> _STATED TASK_
Retype, please, the listing from its opening line through the line that contains "mp_i = [2.05, 8.03]", both included, without the pictures.

> _DATASET EXCERPT_
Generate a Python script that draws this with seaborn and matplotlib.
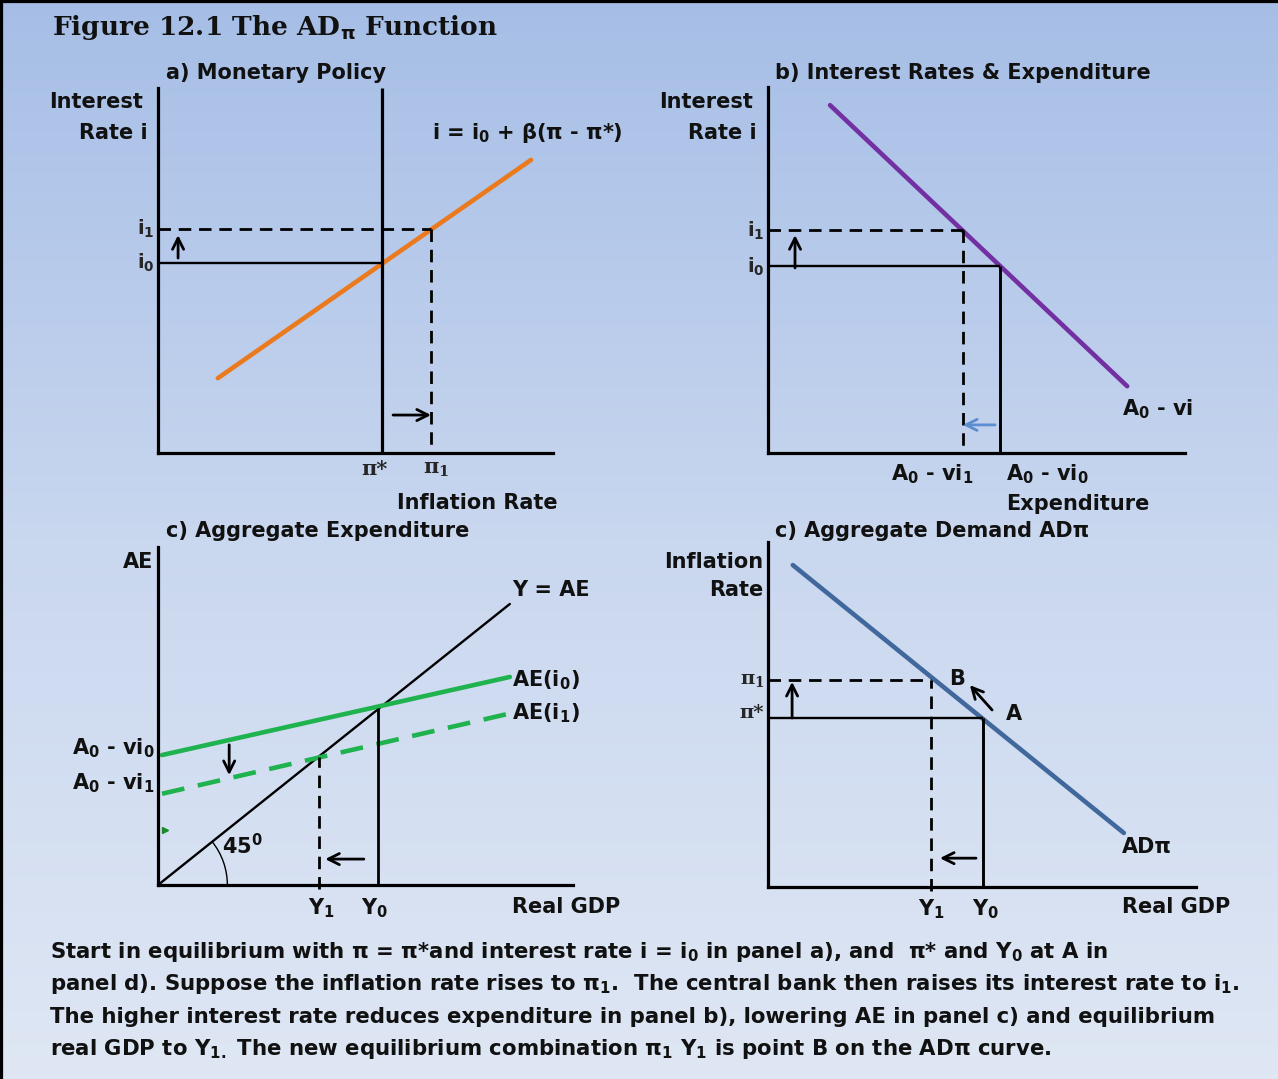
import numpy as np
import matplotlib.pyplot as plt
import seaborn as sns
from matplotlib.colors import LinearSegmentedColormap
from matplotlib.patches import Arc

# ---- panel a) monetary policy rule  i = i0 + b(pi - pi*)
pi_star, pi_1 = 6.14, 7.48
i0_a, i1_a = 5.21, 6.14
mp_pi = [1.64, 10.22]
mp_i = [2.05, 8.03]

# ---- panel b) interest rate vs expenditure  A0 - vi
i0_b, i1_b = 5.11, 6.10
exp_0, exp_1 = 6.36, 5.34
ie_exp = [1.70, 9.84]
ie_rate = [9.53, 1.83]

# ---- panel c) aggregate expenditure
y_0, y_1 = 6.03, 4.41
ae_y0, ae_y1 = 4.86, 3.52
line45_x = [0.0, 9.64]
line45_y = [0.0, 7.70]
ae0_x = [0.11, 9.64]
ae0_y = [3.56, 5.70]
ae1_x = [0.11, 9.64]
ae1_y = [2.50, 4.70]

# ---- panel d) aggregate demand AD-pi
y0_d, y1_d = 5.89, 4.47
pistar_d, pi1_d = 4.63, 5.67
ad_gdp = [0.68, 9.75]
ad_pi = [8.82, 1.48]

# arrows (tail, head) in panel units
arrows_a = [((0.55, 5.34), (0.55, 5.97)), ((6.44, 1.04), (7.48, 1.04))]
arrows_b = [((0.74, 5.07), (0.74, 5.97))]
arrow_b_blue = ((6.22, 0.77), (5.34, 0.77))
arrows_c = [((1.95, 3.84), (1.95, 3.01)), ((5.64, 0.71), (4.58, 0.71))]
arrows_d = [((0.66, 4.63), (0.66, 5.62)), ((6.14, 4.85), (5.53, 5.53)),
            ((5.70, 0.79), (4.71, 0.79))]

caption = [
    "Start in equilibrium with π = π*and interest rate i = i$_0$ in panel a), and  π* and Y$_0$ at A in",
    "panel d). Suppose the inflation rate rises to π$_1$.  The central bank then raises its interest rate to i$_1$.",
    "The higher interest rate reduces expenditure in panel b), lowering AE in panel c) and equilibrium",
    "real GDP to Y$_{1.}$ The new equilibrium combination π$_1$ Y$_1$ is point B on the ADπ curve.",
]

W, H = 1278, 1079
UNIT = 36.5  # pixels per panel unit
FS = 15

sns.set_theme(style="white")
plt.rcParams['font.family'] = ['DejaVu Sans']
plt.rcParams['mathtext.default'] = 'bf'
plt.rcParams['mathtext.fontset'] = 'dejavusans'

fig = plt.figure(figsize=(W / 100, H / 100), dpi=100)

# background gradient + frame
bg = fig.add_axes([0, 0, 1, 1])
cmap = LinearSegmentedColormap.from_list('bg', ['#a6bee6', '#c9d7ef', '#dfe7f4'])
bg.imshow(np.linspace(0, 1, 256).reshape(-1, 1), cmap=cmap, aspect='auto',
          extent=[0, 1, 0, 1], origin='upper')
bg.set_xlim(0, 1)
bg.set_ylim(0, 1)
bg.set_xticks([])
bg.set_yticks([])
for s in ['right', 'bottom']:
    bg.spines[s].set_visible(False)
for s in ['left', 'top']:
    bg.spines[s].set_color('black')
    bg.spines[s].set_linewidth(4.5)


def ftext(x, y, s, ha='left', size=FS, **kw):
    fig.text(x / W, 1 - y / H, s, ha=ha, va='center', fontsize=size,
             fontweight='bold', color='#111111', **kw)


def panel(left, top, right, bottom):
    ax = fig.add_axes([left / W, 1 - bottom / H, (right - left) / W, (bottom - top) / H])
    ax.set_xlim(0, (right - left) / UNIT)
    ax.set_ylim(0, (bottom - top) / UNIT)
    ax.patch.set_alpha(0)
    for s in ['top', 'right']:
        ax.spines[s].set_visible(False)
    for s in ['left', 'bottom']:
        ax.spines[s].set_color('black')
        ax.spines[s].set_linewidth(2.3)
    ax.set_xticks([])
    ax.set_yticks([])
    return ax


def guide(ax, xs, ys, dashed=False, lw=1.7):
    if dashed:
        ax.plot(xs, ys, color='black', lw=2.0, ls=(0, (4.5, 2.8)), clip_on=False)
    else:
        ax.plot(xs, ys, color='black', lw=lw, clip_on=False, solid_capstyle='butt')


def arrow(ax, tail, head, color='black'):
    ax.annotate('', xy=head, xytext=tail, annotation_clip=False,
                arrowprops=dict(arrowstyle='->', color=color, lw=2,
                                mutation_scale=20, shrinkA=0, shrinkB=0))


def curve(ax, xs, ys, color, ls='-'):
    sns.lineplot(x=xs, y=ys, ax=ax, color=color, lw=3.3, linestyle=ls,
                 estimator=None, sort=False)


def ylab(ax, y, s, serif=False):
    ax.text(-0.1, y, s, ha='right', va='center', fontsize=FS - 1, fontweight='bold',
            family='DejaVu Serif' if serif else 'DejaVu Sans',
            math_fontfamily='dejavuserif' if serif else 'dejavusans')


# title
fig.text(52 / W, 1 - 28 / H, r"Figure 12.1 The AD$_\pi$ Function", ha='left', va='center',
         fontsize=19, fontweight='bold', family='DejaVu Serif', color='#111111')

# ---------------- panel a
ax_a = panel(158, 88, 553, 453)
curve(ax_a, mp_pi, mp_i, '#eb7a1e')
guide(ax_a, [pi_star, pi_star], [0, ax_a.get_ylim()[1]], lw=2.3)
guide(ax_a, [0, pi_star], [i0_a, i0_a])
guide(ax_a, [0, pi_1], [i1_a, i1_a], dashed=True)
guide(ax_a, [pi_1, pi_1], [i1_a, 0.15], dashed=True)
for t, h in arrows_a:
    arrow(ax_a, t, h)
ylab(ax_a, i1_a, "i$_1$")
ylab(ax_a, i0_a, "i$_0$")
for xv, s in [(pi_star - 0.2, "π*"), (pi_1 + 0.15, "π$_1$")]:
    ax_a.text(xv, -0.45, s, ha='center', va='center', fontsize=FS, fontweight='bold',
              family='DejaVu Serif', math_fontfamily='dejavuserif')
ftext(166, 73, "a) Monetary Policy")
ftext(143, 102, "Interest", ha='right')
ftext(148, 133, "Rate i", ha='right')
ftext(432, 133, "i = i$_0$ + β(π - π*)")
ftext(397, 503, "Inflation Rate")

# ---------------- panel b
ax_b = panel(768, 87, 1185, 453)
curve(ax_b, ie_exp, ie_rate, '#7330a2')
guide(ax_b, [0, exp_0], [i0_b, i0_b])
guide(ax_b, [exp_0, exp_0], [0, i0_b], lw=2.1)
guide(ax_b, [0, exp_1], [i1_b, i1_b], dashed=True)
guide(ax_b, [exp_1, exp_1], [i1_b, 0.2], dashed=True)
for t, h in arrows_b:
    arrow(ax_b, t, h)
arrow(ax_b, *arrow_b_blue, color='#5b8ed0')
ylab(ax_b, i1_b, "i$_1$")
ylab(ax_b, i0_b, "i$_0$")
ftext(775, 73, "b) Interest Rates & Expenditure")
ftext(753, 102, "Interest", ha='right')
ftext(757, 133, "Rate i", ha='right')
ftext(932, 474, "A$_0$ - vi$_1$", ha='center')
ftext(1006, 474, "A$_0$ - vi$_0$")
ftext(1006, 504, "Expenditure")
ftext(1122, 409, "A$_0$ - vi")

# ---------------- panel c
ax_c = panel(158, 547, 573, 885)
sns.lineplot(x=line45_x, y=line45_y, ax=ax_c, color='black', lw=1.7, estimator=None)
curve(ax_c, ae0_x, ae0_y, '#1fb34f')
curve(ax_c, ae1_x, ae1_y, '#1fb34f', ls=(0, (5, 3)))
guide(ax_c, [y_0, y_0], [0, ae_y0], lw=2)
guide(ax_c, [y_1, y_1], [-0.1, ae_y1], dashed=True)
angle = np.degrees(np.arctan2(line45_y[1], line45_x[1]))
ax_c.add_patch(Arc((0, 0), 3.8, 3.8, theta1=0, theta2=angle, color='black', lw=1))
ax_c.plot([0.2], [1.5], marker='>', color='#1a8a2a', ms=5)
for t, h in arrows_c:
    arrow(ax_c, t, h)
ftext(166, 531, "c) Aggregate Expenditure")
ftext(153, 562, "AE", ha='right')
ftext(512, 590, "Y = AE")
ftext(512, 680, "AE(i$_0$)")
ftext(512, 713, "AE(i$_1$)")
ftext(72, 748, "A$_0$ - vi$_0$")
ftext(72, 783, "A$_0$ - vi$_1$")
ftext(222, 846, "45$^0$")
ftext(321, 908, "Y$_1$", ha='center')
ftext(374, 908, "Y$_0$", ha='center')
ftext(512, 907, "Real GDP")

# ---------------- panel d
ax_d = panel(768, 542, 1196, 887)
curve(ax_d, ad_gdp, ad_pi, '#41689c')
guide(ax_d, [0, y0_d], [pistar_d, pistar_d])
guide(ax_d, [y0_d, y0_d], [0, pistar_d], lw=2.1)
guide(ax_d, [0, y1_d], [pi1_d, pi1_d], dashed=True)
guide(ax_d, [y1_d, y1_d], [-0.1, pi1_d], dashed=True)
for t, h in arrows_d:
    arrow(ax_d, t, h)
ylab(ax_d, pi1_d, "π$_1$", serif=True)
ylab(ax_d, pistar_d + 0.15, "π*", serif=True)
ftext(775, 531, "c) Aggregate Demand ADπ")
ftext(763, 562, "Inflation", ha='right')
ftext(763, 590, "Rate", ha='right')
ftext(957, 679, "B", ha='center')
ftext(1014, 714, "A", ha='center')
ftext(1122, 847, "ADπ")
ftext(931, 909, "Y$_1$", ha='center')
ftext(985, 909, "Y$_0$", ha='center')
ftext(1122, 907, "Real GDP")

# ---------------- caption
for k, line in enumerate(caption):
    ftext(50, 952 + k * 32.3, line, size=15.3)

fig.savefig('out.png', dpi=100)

> _RIGHT ANSWER_
Generate a Python script that draws this with seaborn and matplotlib.
import numpy as np
import matplotlib.pyplot as plt
import seaborn as sns
from matplotlib.colors import LinearSegmentedColormap
from matplotlib.patches import Arc

# ---- panel a) monetary policy rule  i = i0 + b(pi - pi*)
pi_star, pi_1 = 6.14, 7.48
i0_a, i1_a = 5.21, 6.14
mp_pi = [1.64, 10.22]
mp_i = [2.05, 8.03]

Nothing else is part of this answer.